[Do this] Reproduce all the lines below exactly and omit the images.

[Supplied information]
══════════

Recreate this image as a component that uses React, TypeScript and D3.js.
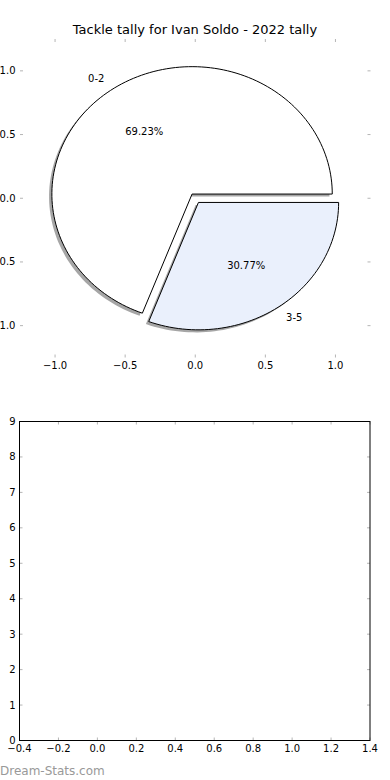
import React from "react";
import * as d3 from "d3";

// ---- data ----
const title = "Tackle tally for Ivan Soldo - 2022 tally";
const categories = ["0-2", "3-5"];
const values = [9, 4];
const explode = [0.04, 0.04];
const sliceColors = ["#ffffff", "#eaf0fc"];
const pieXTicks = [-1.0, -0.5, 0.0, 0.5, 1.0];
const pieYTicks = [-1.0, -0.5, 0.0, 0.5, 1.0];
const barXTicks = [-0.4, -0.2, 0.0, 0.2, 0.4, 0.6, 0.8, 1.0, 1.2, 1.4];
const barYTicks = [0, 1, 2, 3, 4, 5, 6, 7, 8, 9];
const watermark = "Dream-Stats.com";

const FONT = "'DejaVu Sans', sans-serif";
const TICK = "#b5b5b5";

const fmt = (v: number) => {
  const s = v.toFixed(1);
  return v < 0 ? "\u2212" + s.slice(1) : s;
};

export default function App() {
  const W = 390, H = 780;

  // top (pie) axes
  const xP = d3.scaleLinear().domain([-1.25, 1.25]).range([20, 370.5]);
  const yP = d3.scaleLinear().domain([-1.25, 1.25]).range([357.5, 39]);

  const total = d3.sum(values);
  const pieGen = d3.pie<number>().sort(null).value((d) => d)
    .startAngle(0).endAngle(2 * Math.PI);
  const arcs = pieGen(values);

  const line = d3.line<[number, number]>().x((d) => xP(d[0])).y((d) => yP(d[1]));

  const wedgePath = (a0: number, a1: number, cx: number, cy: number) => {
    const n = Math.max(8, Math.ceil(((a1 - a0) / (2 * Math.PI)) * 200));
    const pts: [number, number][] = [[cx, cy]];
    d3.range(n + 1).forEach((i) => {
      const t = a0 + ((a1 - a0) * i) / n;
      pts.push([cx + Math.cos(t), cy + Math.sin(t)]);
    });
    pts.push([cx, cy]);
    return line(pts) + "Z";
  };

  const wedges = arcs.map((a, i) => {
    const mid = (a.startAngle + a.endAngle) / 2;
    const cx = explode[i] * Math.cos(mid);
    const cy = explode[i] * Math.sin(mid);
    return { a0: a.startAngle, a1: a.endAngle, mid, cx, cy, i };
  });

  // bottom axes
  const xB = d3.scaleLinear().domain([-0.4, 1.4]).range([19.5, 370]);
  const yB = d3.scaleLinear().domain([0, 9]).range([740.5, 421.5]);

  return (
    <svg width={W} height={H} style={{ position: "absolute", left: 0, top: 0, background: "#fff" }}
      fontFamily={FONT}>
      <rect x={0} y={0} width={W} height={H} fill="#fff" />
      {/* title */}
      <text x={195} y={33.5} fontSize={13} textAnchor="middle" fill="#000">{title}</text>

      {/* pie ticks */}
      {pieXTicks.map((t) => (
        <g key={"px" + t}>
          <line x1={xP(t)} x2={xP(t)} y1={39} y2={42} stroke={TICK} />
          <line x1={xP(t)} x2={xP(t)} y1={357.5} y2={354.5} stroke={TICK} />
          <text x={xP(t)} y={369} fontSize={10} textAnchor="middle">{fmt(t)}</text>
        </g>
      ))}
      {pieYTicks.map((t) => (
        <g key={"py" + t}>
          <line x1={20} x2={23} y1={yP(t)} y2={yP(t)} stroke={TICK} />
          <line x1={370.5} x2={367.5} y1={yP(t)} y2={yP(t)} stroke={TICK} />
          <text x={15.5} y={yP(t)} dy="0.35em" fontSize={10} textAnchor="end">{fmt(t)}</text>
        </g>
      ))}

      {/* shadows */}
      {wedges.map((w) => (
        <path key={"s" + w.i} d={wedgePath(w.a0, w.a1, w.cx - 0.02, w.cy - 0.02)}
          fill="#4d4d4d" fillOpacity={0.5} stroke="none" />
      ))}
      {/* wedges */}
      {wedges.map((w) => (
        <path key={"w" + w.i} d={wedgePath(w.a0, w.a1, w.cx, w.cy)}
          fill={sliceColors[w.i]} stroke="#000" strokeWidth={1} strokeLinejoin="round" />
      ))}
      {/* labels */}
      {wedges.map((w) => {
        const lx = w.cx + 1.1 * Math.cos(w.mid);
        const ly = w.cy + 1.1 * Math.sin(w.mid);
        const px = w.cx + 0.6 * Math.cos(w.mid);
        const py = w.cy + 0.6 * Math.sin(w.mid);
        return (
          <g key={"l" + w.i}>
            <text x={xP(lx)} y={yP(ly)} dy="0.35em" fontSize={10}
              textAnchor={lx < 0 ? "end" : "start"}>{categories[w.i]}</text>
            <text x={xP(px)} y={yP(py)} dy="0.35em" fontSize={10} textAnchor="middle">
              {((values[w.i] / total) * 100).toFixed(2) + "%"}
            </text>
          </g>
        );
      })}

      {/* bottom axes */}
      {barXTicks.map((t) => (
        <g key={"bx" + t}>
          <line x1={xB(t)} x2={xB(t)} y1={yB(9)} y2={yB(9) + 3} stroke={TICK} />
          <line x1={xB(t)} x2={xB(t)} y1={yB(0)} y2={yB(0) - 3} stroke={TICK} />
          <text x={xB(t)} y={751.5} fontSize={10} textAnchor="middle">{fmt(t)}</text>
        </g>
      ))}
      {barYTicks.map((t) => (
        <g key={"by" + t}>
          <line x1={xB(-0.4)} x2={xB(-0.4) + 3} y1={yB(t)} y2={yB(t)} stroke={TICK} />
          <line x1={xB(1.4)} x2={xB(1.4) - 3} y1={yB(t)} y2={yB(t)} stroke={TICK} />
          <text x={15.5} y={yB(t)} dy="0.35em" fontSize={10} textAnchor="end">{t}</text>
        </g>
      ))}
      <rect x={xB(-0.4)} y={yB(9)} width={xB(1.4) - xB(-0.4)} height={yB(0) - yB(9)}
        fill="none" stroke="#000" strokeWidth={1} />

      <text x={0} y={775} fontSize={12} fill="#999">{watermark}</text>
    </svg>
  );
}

══════════

[Answer]
Recreate this image as a component that uses React, TypeScript and D3.js.
import React from "react";
import * as d3 from "d3";

// ---- data ----
const title = "Tackle tally for Ivan Soldo - 2022 tally";
const categories = ["0-2", "3-5"];
const values = [9, 4];
const explode = [0.04, 0.04];
const sliceColors = ["#ffffff", "#eaf0fc"];
const pieXTicks = [-1.0, -0.5, 0.0, 0.5, 1.0];
const pieYTicks = [-1.0, -0.5, 0.0, 0.5, 1.0];
const barXTicks = [-0.4, -0.2, 0.0, 0.2, 0.4, 0.6, 0.8, 1.0, 1.2, 1.4];
const barYTicks = [0, 1, 2, 3, 4, 5, 6, 7, 8, 9];
const watermark = "Dream-Stats.com";

const FONT = "'DejaVu Sans', sans-serif";
const TICK = "#b5b5b5";

const fmt = (v: number) => {
  const s = v.toFixed(1);
  return v < 0 ? "\u2212" + s.slice(1) : s;
};

export default function App() {
  const W = 390, H = 780;

  // top (pie) axes
  const xP = d3.scaleLinear().domain([-1.25, 1.25]).range([20, 370.5]);
  const yP = d3.scaleLinear().domain([-1.25, 1.25]).range([357.5, 39]);

  const total = d3.sum(values);
  const pieGen = d3.pie<number>().sort(null).value((d) => d)
    .startAngle(0).endAngle(2 * Math.PI);
  const arcs = pieGen(values);

  const line = d3.line<[number, number]>().x((d) => xP(d[0])).y((d) => yP(d[1]));

  const wedgePath = (a0: number, a1: number, cx: number, cy: number) => {
    const n = Math.max(8, Math.ceil(((a1 - a0) / (2 * Math.PI)) * 200));
    const pts: [number, number][] = [[cx, cy]];
    d3.range(n + 1).forEach((i) => {
      const t = a0 + ((a1 - a0) * i) / n;
      pts.push([cx + Math.cos(t), cy + Math.sin(t)]);
    });
    pts.push([cx, cy]);
    return line(pts) + "Z";
  };

  const wedges = arcs.map((a, i) => {
    const mid = (a.startAngle + a.endAngle) / 2;
    const cx = explode[i] * Math.cos(mid);
    const cy = explode[i] * Math.sin(mid);
    return { a0: a.startAngle, a1: a.endAngle, mid, cx, cy, i };
  });

  // bottom axes
  const xB = d3.scaleLinear().domain([-0.4, 1.4]).range([19.5, 370]);
  const yB = d3.scaleLinear().domain([0, 9]).range([740.5, 421.5]);

  return (
    <svg width={W} height={H} style={{ position: "absolute", left: 0, top: 0, background: "#fff" }}
      fontFamily={FONT}>
      <rect x={0} y={0} width={W} height={H} fill="#fff" />
      {/* title */}
      <text x={195} y={33.5} fontSize={13} textAnchor="middle" fill="#000">{title}</text>

      {/* pie ticks */}
      {pieXTicks.map((t) => (
        <g key={"px" + t}>
          <line x1={xP(t)} x2={xP(t)} y1={39} y2={42} stroke={TICK} />
          <line x1={xP(t)} x2={xP(t)} y1={357.5} y2={354.5} stroke={TICK} />
          <text x={xP(t)} y={369} fontSize={10} textAnchor="middle">{fmt(t)}</text>
        </g>
      ))}
      {pieYTicks.map((t) => (
        <g key={"py" + t}>
          <line x1={20} x2={23} y1={yP(t)} y2={yP(t)} stroke={TICK} />
          <line x1={370.5} x2={367.5} y1={yP(t)} y2={yP(t)} stroke={TICK} />
          <text x={15.5} y={yP(t)} dy="0.35em" fontSize={10} textAnchor="end">{fmt(t)}</text>
        </g>
      ))}

      {/* shadows */}
      {wedges.map((w) => (
        <path key={"s" + w.i} d={wedgePath(w.a0, w.a1, w.cx - 0.02, w.cy - 0.02)}
          fill="#4d4d4d" fillOpacity={0.5} stroke="none" />
      ))}
      {/* wedges */}
      {wedges.map((w) => (
        <path key={"w" + w.i} d={wedgePath(w.a0, w.a1, w.cx, w.cy)}
          fill={sliceColors[w.i]} stroke="#000" strokeWidth={1} strokeLinejoin="round" />
      ))}
      {/* labels */}
      {wedges.map((w) => {
        const lx = w.cx + 1.1 * Math.cos(w.mid);
        const ly = w.cy + 1.1 * Math.sin(w.mid);
        const px = w.cx + 0.6 * Math.cos(w.mid);
        const py = w.cy + 0.6 * Math.sin(w.mid);
        return (
          <g key={"l" + w.i}>
            <text x={xP(lx)} y={yP(ly)} dy="0.35em" fontSize={10}
              textAnchor={lx < 0 ? "end" : "start"}>{categories[w.i]}</text>
            <text x={xP(px)} y={yP(py)} dy="0.35em" fontSize={10} textAnchor="middle">
              {((values[w.i] / total) * 100).toFixed(2) + "%"}
            </text>
          </g>
        );
      })}

      {/* bottom axes */}
      {barXTicks.map((t) => (
        <g key={"bx" + t}>
          <line x1={xB(t)} x2={xB(t)} y1={yB(9)} y2={yB(9) + 3} stroke={TICK} />
          <line x1={xB(t)} x2={xB(t)} y1={yB(0)} y2={yB(0) - 3} stroke={TICK} />
          <text x={xB(t)} y={751.5} fontSize={10} textAnchor="middle">{fmt(t)}</text>
        </g>
      ))}
      {barYTicks.map((t) => (
        <g key={"by" + t}>
          <line x1={xB(-0.4)} x2={xB(-0.4) + 3} y1={yB(t)} y2={yB(t)} stroke={TICK} />
          <line x1={xB(1.4)} x2={xB(1.4) - 3} y1={yB(t)} y2={yB(t)} stroke={TICK} />
          <text x={15.5} y={yB(t)} dy="0.35em" fontSize={10} textAnchor="end">{t}</text>
        </g>
      ))}
      <rect x={xB(-0.4)} y={yB(9)} width={xB(1.4) - xB(-0.4)} height={yB(0) - yB(9)}
        fill="none" stroke="#000" strokeWidth={1} />

      <text x={0} y={775} fontSize={12} fill="#999">{watermark}</text>
    </svg>
  );
}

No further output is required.